The bridge was built for both pedestrian and vehicle traffic. However, there is a twist! The bridge was built with pedestrian walkways up above too so people could still cross the bridge when it was open to allow ships to pass through. Talk about a view!
Unfortunately, you had to climb several stories to get to the top walkway and most people didn’t want such a workout just to cross a bridge. According to some sources, the upper walkway became a place frequented by prostitutes and pickpockets. As a result, the upper pedestrian walkway was closed in 1910. The official story is that the upper walkways were not used because pedestrians preferred to wait at the bottom and watch the bridge open when ships came through.

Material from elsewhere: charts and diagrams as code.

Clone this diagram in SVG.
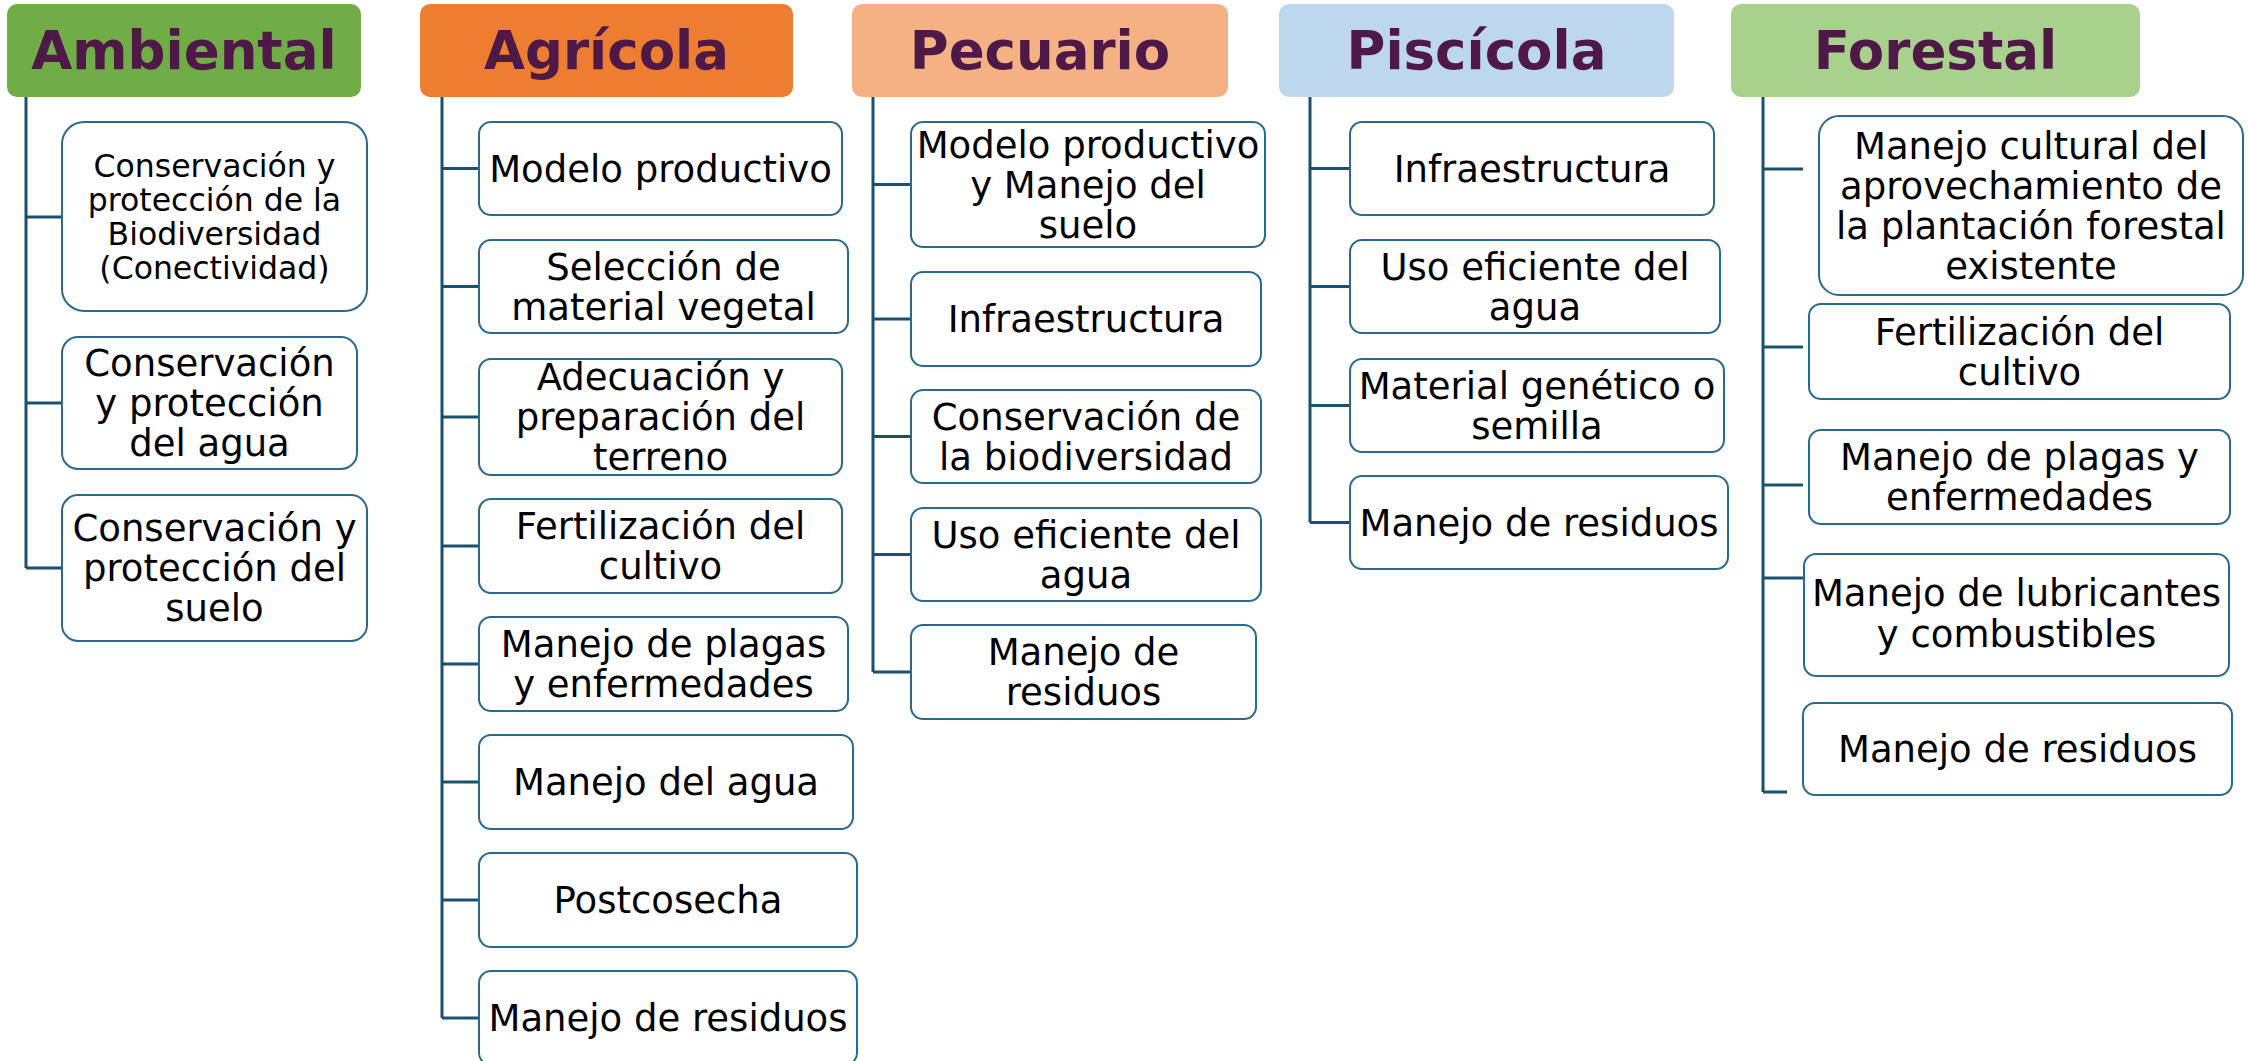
<svg xmlns="http://www.w3.org/2000/svg" width="2249" height="1061" viewBox="0 0 2249 1061">
<style>
.hdr text{font-family:"DejaVu Sans",Verdana,sans-serif;font-weight:bold;font-size:53px;fill:#4E1847;text-anchor:middle}
.box rect{fill:#fff;stroke:#2B6A8E;stroke-width:2}
.box text{font-family:"DejaVu Sans",Verdana,sans-serif;font-size:37px;fill:#000;text-anchor:middle}
.xs text{font-size:31.5px}
#connectors path{fill:none;stroke:#1A5070;stroke-width:3}
</style>
<rect width="2249" height="1061" fill="#fff"/>
<g id="connectors">
<path d="M26 97V568M26 217H62M26 403H62M26 568H62"/>
<path d="M442 97V1018M442 168.5H479M442 286.5H479M442 417H479M442 546H479M442 664H479M442 782H479M442 900H479M442 1018H479"/>
<path d="M873 97V672M873 184.5H911M873 319H911M873 436.5H911M873 554.5H911M873 672H911"/>
<path d="M1310 97V522.5M1310 168.5H1350M1310 286.5H1350M1310 405.5H1350M1310 522.5H1350"/>
<path d="M1763 97V792M1763 169H1803M1763 347H1803M1763 485H1803M1763 578H1804M1763 792H1787"/>
</g>
<g id="h-ambiental" class="hdr"><rect x="7" y="4" width="354" height="93" rx="10" fill="#70AD47"/><text x="184" y="69">Ambiental</text></g>
<g id="h-agricola" class="hdr"><rect x="420" y="4" width="373" height="93" rx="10" fill="#ED7D31"/><text x="606.5" y="69">Agrícola</text></g>
<g id="h-pecuario" class="hdr"><rect x="852" y="4" width="376" height="93" rx="10" fill="#F4B183"/><text x="1040" y="69">Pecuario</text></g>
<g id="h-piscicola" class="hdr"><rect x="1279" y="4" width="395" height="93" rx="10" fill="#BDD7EE"/><text x="1476.5" y="69">Piscícola</text></g>
<g id="h-forestal" class="hdr"><rect x="1731" y="4" width="409" height="93" rx="10" fill="#A9D18E"/><text x="1935.5" y="69">Forestal</text></g>

<g id="a1" class="box xs"><rect x="62" y="122" width="305" height="189" rx="22"/><text x="214.5" y="176.5">Conservación y</text><text x="214.5" y="210.5">protección de la</text><text x="214.5" y="244.5">Biodiversidad</text><text x="214.5" y="278.5">(Conectividad)</text></g>
<g id="a2" class="box"><rect x="62" y="337" width="295" height="132" rx="16"/><text x="209.5" y="376">Conservación</text><text x="209.5" y="416">y protección</text><text x="209.5" y="456">del agua</text></g>
<g id="a3" class="box"><rect x="62" y="495" width="305" height="146" rx="16"/><text x="214.5" y="541">Conservación y</text><text x="214.5" y="581">protección del</text><text x="214.5" y="621">suelo</text></g>

<g id="g1" class="box"><rect x="479" y="122" width="363" height="93" rx="12"/><text x="660.5" y="181.5">Modelo productivo</text></g>
<g id="g2" class="box"><rect x="479" y="240" width="369" height="93" rx="12"/><text x="663.5" y="279.5">Selección de</text><text x="663.5" y="319.5">material vegetal</text></g>
<g id="g3" class="box"><rect x="479" y="359" width="363" height="116" rx="12"/><text x="660.5" y="390">Adecuación y</text><text x="660.5" y="430">preparación del</text><text x="660.5" y="470">terreno</text></g>
<g id="g4" class="box"><rect x="479" y="499" width="363" height="94" rx="12"/><text x="660.5" y="539">Fertilización del</text><text x="660.5" y="579">cultivo</text></g>
<g id="g5" class="box"><rect x="479" y="617" width="369" height="94" rx="12"/><text x="663.5" y="657">Manejo de plagas</text><text x="663.5" y="697">y enfermedades</text></g>
<g id="g6" class="box"><rect x="479" y="735" width="374" height="94" rx="12"/><text x="666" y="795">Manejo del agua</text></g>
<g id="g7" class="box"><rect x="479" y="853" width="378" height="94" rx="12"/><text x="668" y="913">Postcosecha</text></g>
<g id="g8" class="box"><rect x="479" y="971" width="378" height="94" rx="12"/><text x="668" y="1031">Manejo de residuos</text></g>

<g id="p1" class="box"><rect x="911" y="122" width="354" height="125" rx="12"/><text x="1088" y="157.5">Modelo productivo</text><text x="1088" y="197.5">y Manejo del</text><text x="1088" y="237.5">suelo</text></g>
<g id="p2" class="box"><rect x="911" y="272" width="350" height="94" rx="12"/><text x="1086" y="332">Infraestructura</text></g>
<g id="p3" class="box"><rect x="911" y="390" width="350" height="93" rx="12"/><text x="1086" y="429.5">Conservación de</text><text x="1086" y="469.5">la biodiversidad</text></g>
<g id="p4" class="box"><rect x="911" y="508" width="350" height="93" rx="12"/><text x="1086" y="547.5">Uso eficiente del</text><text x="1086" y="587.5">agua</text></g>
<g id="p5" class="box"><rect x="911" y="625" width="345" height="94" rx="12"/><text x="1083.5" y="665">Manejo de</text><text x="1083.5" y="705">residuos</text></g>

<g id="f1" class="box"><rect x="1350" y="122" width="364" height="93" rx="12"/><text x="1532" y="181.5">Infraestructura</text></g>
<g id="f2" class="box"><rect x="1350" y="240" width="370" height="93" rx="12"/><text x="1535" y="279.5">Uso eficiente del</text><text x="1535" y="319.5">agua</text></g>
<g id="f3" class="box"><rect x="1350" y="359" width="374" height="93" rx="12"/><text x="1537" y="398.5">Material genético o</text><text x="1537" y="438.5">semilla</text></g>
<g id="f4" class="box"><rect x="1350" y="476" width="378" height="93" rx="12"/><text x="1539" y="535.5">Manejo de residuos</text></g>

<g id="r1" class="box"><rect x="1819" y="116" width="424" height="179" rx="20"/><text x="2031" y="158.5">Manejo cultural del</text><text x="2031" y="198.5">aprovechamiento de</text><text x="2031" y="238.5">la plantación forestal</text><text x="2031" y="278.5">existente</text></g>
<g id="r2" class="box"><rect x="1809" y="304" width="421" height="95" rx="12"/><text x="2019.5" y="344.5">Fertilización del</text><text x="2019.5" y="384.5">cultivo</text></g>
<g id="r3" class="box"><rect x="1809" y="430" width="421" height="94" rx="12"/><text x="2019.5" y="470">Manejo de plagas y</text><text x="2019.5" y="510">enfermedades</text></g>
<g id="r4" class="box"><rect x="1804" y="554" width="425" height="122" rx="12"/><text x="2016.5" y="606">Manejo de lubricantes</text><text x="2016.5" y="647">y combustibles</text></g>
<g id="r5" class="box"><rect x="1803" y="703" width="429" height="92" rx="12"/><text x="2017.5" y="762">Manejo de residuos</text></g>
</svg>
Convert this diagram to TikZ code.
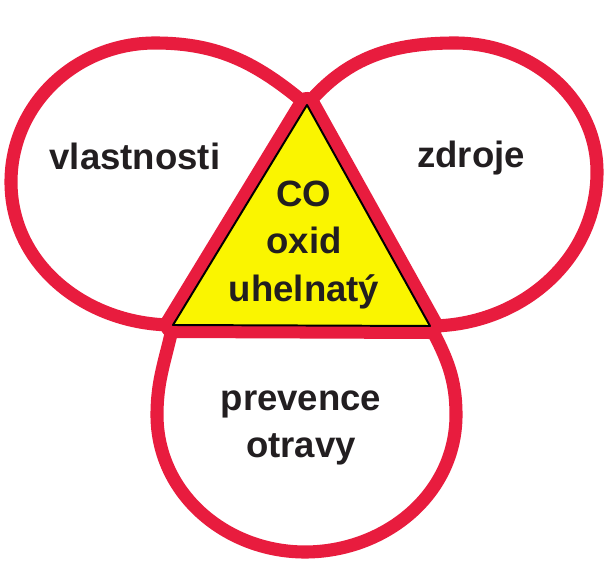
\documentclass[tikz,border=0pt]{standalone}
\usepackage{fontspec}
\setmainfont{Liberation Sans}
\usetikzlibrary{positioning}
\definecolor{cBand}{RGB}{232,28,62}
\definecolor{cTri}{RGB}{250,245,0}
\definecolor{cInk}{RGB}{34,30,32}
\tikzset{
	band/.style   ={draw=cBand, line width=9.3pt, line cap=round, line join=round},
	tri/.style    ={fill=cTri, draw=black, line width=1.4pt, line join=round},
	word/.style   ={text=cInk, font=\fontsize{26}{33.5}\selectfont\bfseries, align=center, inner sep=0pt},
}
\begin{document}
\begin{tikzpicture}[x=0.025cm, y=0.025cm]
	\fill[white] (0,0) rectangle (606,567);
	\useasboundingbox (0,0) rectangle (606,567);
	% vertices of the triangle
	\coordinate (A) at (307,462);
	\coordinate (B) at (173,242);
	\coordinate (C) at (430,241);
	% the three loops
	\draw[band] (A) to[out=140, in=0] (155,524) to[out=180, in=90] (11,385) to[out=270, in=180] (B);
	\draw[band] (A) to[out=50, in=180] (455,524) to[out=0, in=90] (597,395) to[out=270, in=0] (C);
	\draw[band] (B) to[out=258, in=90] (157,152) to[out=270, in=180] (305,15) to[out=0, in=270] (456,152) to[out=90, in=-62] (C);
	% triangle
	\draw[band, line width=18.5pt] (A) -- (B) -- (C) -- cycle;
	\draw[tri] (A) -- (B) -- (C) -- cycle;
	% texts
	\node[word, anchor=base] (vl) at (135,397) {vlastnosti};
	\node[word, anchor=base] (zd) at (471,399) {zdroje};
	\node[word] (co) at (304,322) {CO\\ oxid\\ uhelnatý};
	\node[word] (pr) at (301,139) {prevence\\ otravy};
\end{tikzpicture}
\end{document}
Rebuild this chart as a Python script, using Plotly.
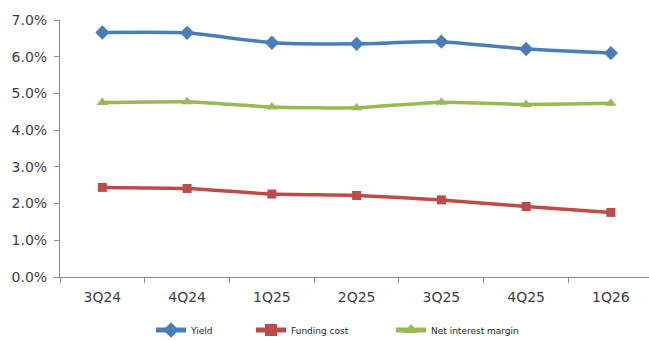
import plotly.graph_objects as go

quarters = ["3Q24", "4Q24", "1Q25", "2Q25", "3Q25", "4Q25", "1Q26"]
yield_pct = [6.66, 6.65, 6.38, 6.35, 6.41, 6.21, 6.10]
funding_cost = [2.44, 2.41, 2.26, 2.22, 2.10, 1.92, 1.76]
nim = [4.75, 4.77, 4.63, 4.61, 4.76, 4.70, 4.73]

series = [
    ("Yield", yield_pct, "#4A7EBB", "diamond", 11, "legend", 151),
    ("Funding cost", funding_cost, "#BE4B48", "square", 9, "legend2", 251),
    ("Net interest margin", nim, "#98B954", "triangle-up", 10, "legend3", 391),
]

fig = go.Figure()
legends = {}
for name, vals, color, sym, size, leg, lx in series:
    fig.add_trace(go.Scatter(
        x=quarters, y=[v / 100 for v in vals], name=name, mode="lines+markers",
        line=dict(color=color, width=3.5, shape="spline", smoothing=0.5),
        marker=dict(symbol=sym, size=size, color=color),
        legend=leg,
    ))
    legends[leg] = dict(
        orientation="h", xref="container", yref="container",
        x=lx / 649, xanchor="left", y=1 - 330 / 341, yanchor="middle",
        font=dict(size=9, color="#262626"), bgcolor="rgba(0,0,0,0)",
        itemsizing="constant",
    )

fig.update_layout(
    width=649, height=341,
    margin=dict(l=60, r=0, t=20, b=64, autoexpand=False),
    paper_bgcolor="white", plot_bgcolor="white",
    font=dict(family="DejaVu Sans", color="#404040"),
    showlegend=True,
    xaxis=dict(
        type="category", range=[-0.5, 6.45],
        showline=True, linecolor="#8C8C8C", linewidth=1,
        ticks="outside", tickson="boundaries", ticklen=5, tickcolor="#8C8C8C",
        showgrid=False, tickfont=dict(size=14, color="#404040"), zeroline=False,
        ticklabelstandoff=7,
    ),
    yaxis=dict(
        range=[0, 0.07], dtick=0.01, tickformat=".1%",
        showline=True, linecolor="#8C8C8C", linewidth=1,
        ticks="outside", ticklen=5, tickcolor="#8C8C8C",
        showgrid=False, zeroline=False, tickfont=dict(size=14, color="#404040"),
        ticklabelstandoff=4,
    ),
    **legends,
)

fig.write_html("out.html")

Perhaps they preferred to wait at the bottom because of all the prostitution on the upper walkway!
In the 1980s the upper walkway was reopened and now you can visit. When we were there, the elevator was broken, so we still had to climb all those stairs – 206 steps! On a very hot day… With no air conditioning… Wow – it was a good workout…
The exhibit explains how the bridge was constructed, with divers wearing those old fashioned bell helmets submerging to build the underwater portions of the bridge. These workers were very well paid! It also shows some of the more than 50 designs that were submitted for the bridge before the existing design was chosen. Additionally, the exhibit shows other bridges around the world and the way that they are designed.
The real draw (ha ha – no pun intended!) of the paid experience is the glass floor that allows visitors to see down to the bridge and the water below. It is a very interesting experience! I was a little bit nervous about standing on the glass at first, but I was brave! Once I got over my fear, it was pretty amazing.
Your admission also gets you into the original engine rooms; the bridge was once lifted with steam power, 20 – 30 times per day! It took a crew of 80 people to keep the engines operating. In 1976, the operation of the bridge was converted to electricity, and now the bridge is only lifted approximately three times per day. It is pretty incredible to imagine what went into making this bridge operate!
I enjoyed our visit to Tower Bridge, and the view of The Shard nearby. We were going there next!